Wildfire season got off to a particularly brutal start in Western Canada this year and is continuing apace, with hundreds of blazes burning across three provinces.
Hardest hit is Saskatchewan, where an oversized fire covering 10 times the area burned in previous years forced 13,000 people in First Nations communities to evacuate. One fire encroaching on the Montreal Lake Cree Nation Friday burned so fiercely Friday that "even firefighters had to flee." In Vancouver, thick waves of smoke that smell like "apple-smoked bacon" prompted air quality advisories over the weekend -- British Columbia, suffering from drought along with the Western U.S., has already had close to 900 fires to contend with this year.
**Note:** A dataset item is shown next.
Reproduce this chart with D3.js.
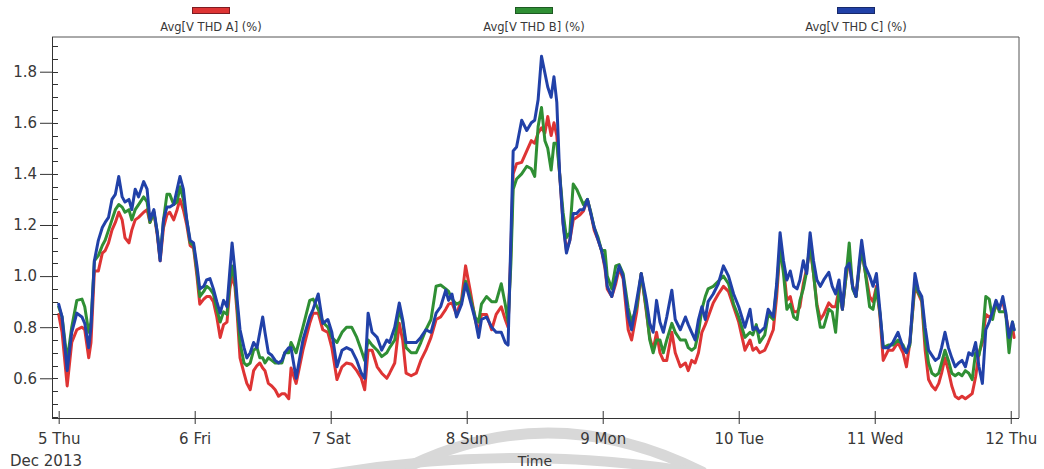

And in Alberta, conditions have calmed down slightly from earlier this year, when wildfires temporarily shut down tar sands production: on Monday, the number of fires burning in the region dropped below 100 for the first time in ten days.
The fires are notable not just for their frequency and immensity, but also because of how early in the year it is: typically, wildfire season doesn't really pick up until late July, but this year they were already going strong in May. The last time conditions were this bad, many are noting, was in 2003 -- "one of the most catastrophic in British Columbia's recorded history" -- and at least one expert says this year may be shaping up to be even more extreme. These graphs, from the Canadian Wildland Fire Information System, highlight, just how severely 2015 has deviated from the norm:
The drought, as mentioned, is contributing to the spike in wildfire activity; so too is the unusual heat that's settled over the western part of the country -- a consequence of a jet stream that's also left Alaska high, dry and ablaze. Cyclical ocean patterns aside, University of B.C. scientist John Innes told the Vancouver Sun, a longer, more intense fire season is exactly the sort of thing predicted to occur as a consequence of climate change. Within our lifetimes, added UBC forestry professor Lori Daniels, “this is what is going to become the new norm.”